• [WHAT YOU HAVE TO DO]
Please transcribe the listing below in full and word for word, without its pictures.

— Start STORED DATA —

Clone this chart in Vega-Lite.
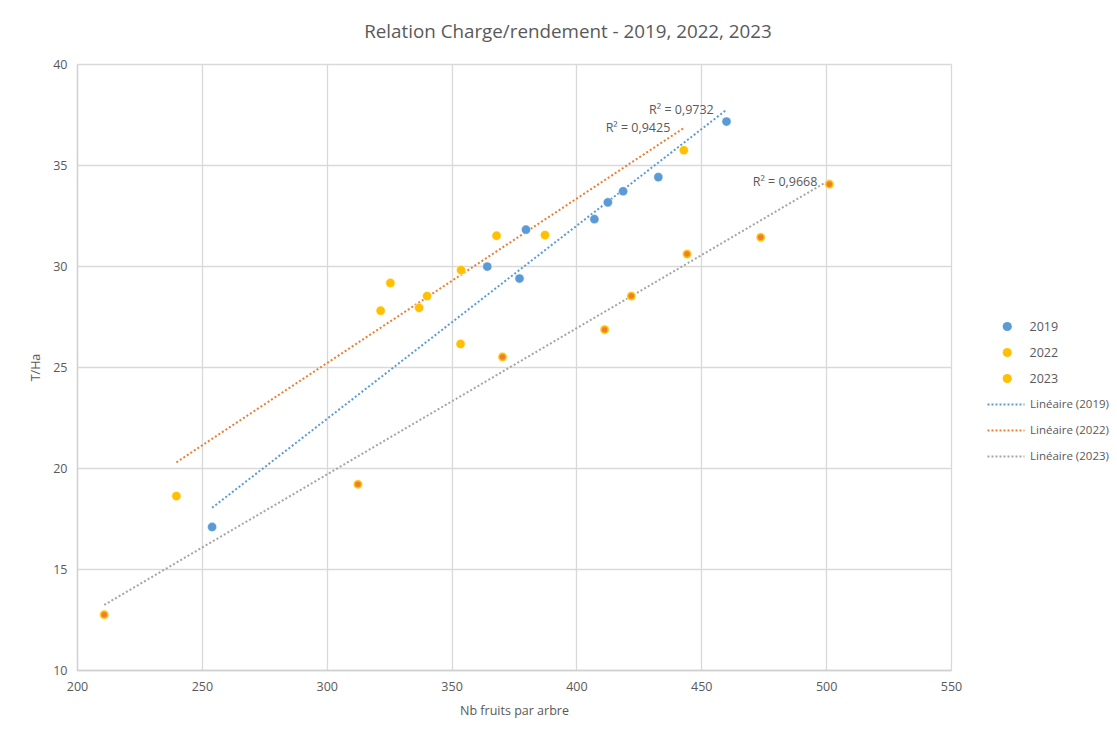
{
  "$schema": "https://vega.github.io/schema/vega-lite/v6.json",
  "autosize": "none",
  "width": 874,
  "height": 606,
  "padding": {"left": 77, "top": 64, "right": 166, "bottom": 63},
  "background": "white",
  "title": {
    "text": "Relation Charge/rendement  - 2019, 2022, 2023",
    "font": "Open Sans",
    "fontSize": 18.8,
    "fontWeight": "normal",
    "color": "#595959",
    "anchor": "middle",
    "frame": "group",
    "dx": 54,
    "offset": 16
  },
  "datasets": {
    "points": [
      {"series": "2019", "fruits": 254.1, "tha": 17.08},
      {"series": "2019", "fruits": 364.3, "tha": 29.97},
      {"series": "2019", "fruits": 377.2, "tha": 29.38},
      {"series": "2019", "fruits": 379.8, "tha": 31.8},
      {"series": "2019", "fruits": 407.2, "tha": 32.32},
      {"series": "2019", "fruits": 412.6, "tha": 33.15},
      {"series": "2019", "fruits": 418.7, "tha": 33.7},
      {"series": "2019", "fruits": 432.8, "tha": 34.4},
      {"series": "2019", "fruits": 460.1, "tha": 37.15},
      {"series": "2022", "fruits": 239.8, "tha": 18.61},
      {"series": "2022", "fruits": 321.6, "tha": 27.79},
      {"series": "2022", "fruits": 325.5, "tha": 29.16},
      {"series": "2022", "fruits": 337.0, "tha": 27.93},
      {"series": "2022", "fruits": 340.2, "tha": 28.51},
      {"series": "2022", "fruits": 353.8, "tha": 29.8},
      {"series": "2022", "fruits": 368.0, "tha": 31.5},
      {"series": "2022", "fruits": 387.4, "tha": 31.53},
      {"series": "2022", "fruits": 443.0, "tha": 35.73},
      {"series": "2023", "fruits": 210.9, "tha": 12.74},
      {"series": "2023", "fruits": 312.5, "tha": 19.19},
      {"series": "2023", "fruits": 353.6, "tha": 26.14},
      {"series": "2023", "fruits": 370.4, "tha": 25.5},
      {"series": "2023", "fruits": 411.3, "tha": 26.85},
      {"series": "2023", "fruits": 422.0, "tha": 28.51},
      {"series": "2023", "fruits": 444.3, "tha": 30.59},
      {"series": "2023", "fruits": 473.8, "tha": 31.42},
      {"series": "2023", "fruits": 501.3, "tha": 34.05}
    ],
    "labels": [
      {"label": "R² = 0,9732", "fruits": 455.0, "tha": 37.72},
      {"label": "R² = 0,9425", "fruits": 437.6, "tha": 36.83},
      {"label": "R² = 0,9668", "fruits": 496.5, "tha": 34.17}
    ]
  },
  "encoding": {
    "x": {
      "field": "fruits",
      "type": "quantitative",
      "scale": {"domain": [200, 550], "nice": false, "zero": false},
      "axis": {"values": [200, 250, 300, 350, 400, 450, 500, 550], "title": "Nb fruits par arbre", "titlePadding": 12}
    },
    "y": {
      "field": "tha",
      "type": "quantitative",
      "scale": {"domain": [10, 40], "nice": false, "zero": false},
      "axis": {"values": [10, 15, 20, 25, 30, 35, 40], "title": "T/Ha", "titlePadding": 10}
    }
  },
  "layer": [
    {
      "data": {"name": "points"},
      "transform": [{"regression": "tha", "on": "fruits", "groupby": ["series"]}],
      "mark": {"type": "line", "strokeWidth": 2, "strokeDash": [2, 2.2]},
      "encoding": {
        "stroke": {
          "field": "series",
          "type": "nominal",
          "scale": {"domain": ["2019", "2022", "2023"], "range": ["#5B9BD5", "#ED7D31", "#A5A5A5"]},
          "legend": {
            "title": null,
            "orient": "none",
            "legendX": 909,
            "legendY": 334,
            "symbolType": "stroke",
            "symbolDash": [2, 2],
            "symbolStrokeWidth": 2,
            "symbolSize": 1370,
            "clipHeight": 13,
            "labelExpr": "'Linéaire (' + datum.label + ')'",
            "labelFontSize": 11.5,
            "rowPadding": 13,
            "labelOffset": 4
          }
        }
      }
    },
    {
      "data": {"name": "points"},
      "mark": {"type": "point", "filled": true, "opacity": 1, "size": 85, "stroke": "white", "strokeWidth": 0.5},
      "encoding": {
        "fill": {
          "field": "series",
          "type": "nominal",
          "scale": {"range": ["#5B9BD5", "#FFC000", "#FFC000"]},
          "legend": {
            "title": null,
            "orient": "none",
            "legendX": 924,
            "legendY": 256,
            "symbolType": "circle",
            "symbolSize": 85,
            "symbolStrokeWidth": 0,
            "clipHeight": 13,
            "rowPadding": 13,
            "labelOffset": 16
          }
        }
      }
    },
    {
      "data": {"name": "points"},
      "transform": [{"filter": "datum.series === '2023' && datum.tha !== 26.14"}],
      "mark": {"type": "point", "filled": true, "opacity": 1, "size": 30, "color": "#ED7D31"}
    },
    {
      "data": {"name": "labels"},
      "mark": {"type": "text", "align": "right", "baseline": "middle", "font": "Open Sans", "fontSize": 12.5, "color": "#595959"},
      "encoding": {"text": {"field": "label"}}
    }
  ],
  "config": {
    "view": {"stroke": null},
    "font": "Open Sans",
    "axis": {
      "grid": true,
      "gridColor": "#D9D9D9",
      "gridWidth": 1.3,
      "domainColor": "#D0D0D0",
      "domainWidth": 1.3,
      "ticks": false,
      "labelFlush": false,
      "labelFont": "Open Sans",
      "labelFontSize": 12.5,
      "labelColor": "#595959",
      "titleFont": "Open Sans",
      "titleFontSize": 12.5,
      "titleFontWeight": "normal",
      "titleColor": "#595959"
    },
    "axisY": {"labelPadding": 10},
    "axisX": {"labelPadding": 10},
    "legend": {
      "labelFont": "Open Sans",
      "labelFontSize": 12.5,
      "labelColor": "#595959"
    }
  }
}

— End STORED DATA —

• [OUTPUT OF THE TASK]
Clone this chart in Vega-Lite.
{
  "$schema": "https://vega.github.io/schema/vega-lite/v6.json",
  "autosize": "none",
  "width": 874,
  "height": 606,
  "padding": {"left": 77, "top": 64, "right": 166, "bottom": 63},
  "background": "white",
  "title": {
    "text": "Relation Charge/rendement  - 2019, 2022, 2023",
    "font": "Open Sans",
    "fontSize": 18.8,
    "fontWeight": "normal",
    "color": "#595959",
    "anchor": "middle",
    "frame": "group",
    "dx": 54,
    "offset": 16
  },
  "datasets": {
    "points": [
      {"series": "2019", "fruits": 254.1, "tha": 17.08},
      {"series": "2019", "fruits": 364.3, "tha": 29.97},
      {"series": "2019", "fruits": 377.2, "tha": 29.38},
      {"series": "2019", "fruits": 379.8, "tha": 31.8},
      {"series": "2019", "fruits": 407.2, "tha": 32.32},
      {"series": "2019", "fruits": 412.6, "tha": 33.15},
      {"series": "2019", "fruits": 418.7, "tha": 33.7},
      {"series": "2019", "fruits": 432.8, "tha": 34.4},
      {"series": "2019", "fruits": 460.1, "tha": 37.15},
      {"series": "2022", "fruits": 239.8, "tha": 18.61},
      {"series": "2022", "fruits": 321.6, "tha": 27.79},
      {"series": "2022", "fruits": 325.5, "tha": 29.16},
      {"series": "2022", "fruits": 337.0, "tha": 27.93},
      {"series": "2022", "fruits": 340.2, "tha": 28.51},
      {"series": "2022", "fruits": 353.8, "tha": 29.8},
      {"series": "2022", "fruits": 368.0, "tha": 31.5},
      {"series": "2022", "fruits": 387.4, "tha": 31.53},
      {"series": "2022", "fruits": 443.0, "tha": 35.73},
      {"series": "2023", "fruits": 210.9, "tha": 12.74},
      {"series": "2023", "fruits": 312.5, "tha": 19.19},
      {"series": "2023", "fruits": 353.6, "tha": 26.14},
      {"series": "2023", "fruits": 370.4, "tha": 25.5},
      {"series": "2023", "fruits": 411.3, "tha": 26.85},
      {"series": "2023", "fruits": 422.0, "tha": 28.51},
      {"series": "2023", "fruits": 444.3, "tha": 30.59},
      {"series": "2023", "fruits": 473.8, "tha": 31.42},
      {"series": "2023", "fruits": 501.3, "tha": 34.05}
    ],
    "labels": [
      {"label": "R² = 0,9732", "fruits": 455.0, "tha": 37.72},
      {"label": "R² = 0,9425", "fruits": 437.6, "tha": 36.83},
      {"label": "R² = 0,9668", "fruits": 496.5, "tha": 34.17}
    ]
  },
  "encoding": {
    "x": {
      "field": "fruits",
      "type": "quantitative",
      "scale": {"domain": [200, 550], "nice": false, "zero": false},
      "axis": {"values": [200, 250, 300, 350, 400, 450, 500, 550], "title": "Nb fruits par arbre", "titlePadding": 12}
    },
    "y": {
      "field": "tha",
      "type": "quantitative",
      "scale": {"domain": [10, 40], "nice": false, "zero": false},
      "axis": {"values": [10, 15, 20, 25, 30, 35, 40], "title": "T/Ha", "titlePadding": 10}
    }
  },
  "layer": [
    {
      "data": {"name": "points"},
      "transform": [{"regression": "tha", "on": "fruits", "groupby": ["series"]}],
      "mark": {"type": "line", "strokeWidth": 2, "strokeDash": [2, 2.2]},
      "encoding": {
        "stroke": {
          "field": "series",
          "type": "nominal",
          "scale": {"domain": ["2019", "2022", "2023"], "range": ["#5B9BD5", "#ED7D31", "#A5A5A5"]},
          "legend": {
            "title": null,
            "orient": "none",
            "legendX": 909,
            "legendY": 334,
            "symbolType": "stroke",
            "symbolDash": [2, 2],
            "symbolStrokeWidth": 2,
            "symbolSize": 1370,
            "clipHeight": 13,
            "labelExpr": "'Linéaire (' + datum.label + ')'",
            "labelFontSize": 11.5,
            "rowPadding": 13,
            "labelOffset": 4
          }
        }
      }
    },
    {
      "data": {"name": "points"},
      "mark": {"type": "point", "filled": true, "opacity": 1, "size": 85, "stroke": "white", "strokeWidth": 0.5},
      "encoding": {
        "fill": {
          "field": "series",
          "type": "nominal",
          "scale": {"range": ["#5B9BD5", "#FFC000", "#FFC000"]},
          "legend": {
            "title": null,
            "orient": "none",
            "legendX": 924,
            "legendY": 256,
            "symbolType": "circle",
            "symbolSize": 85,
            "symbolStrokeWidth": 0,
            "clipHeight": 13,
            "rowPadding": 13,
            "labelOffset": 16
          }
        }
      }
    },
    {
      "data": {"name": "points"},
      "transform": [{"filter": "datum.series === '2023' && datum.tha !== 26.14"}],
      "mark": {"type": "point", "filled": true, "opacity": 1, "size": 30, "color": "#ED7D31"}
    },
    {
      "data": {"name": "labels"},
      "mark": {"type": "text", "align": "right", "baseline": "middle", "font": "Open Sans", "fontSize": 12.5, "color": "#595959"},
      "encoding": {"text": {"field": "label"}}
    }
  ],
  "config": {
    "view": {"stroke": null},
    "font": "Open Sans",
    "axis": {
      "grid": true,
      "gridColor": "#D9D9D9",
      "gridWidth": 1.3,
      "domainColor": "#D0D0D0",
      "domainWidth": 1.3,
      "ticks": false,
      "labelFlush": false,
      "labelFont": "Open Sans",
      "labelFontSize": 12.5,
      "labelColor": "#595959",
      "titleFont": "Open Sans",
      "titleFontSize": 12.5,
      "titleFontWeight": "normal",
      "titleColor": "#595959"
    },
    "axisY": {"labelPadding": 10},
    "axisX": {"labelPadding": 10},
    "legend": {
      "labelFont": "Open Sans",
      "labelFontSize": 12.5,
      "labelColor": "#595959"
    }
  }
}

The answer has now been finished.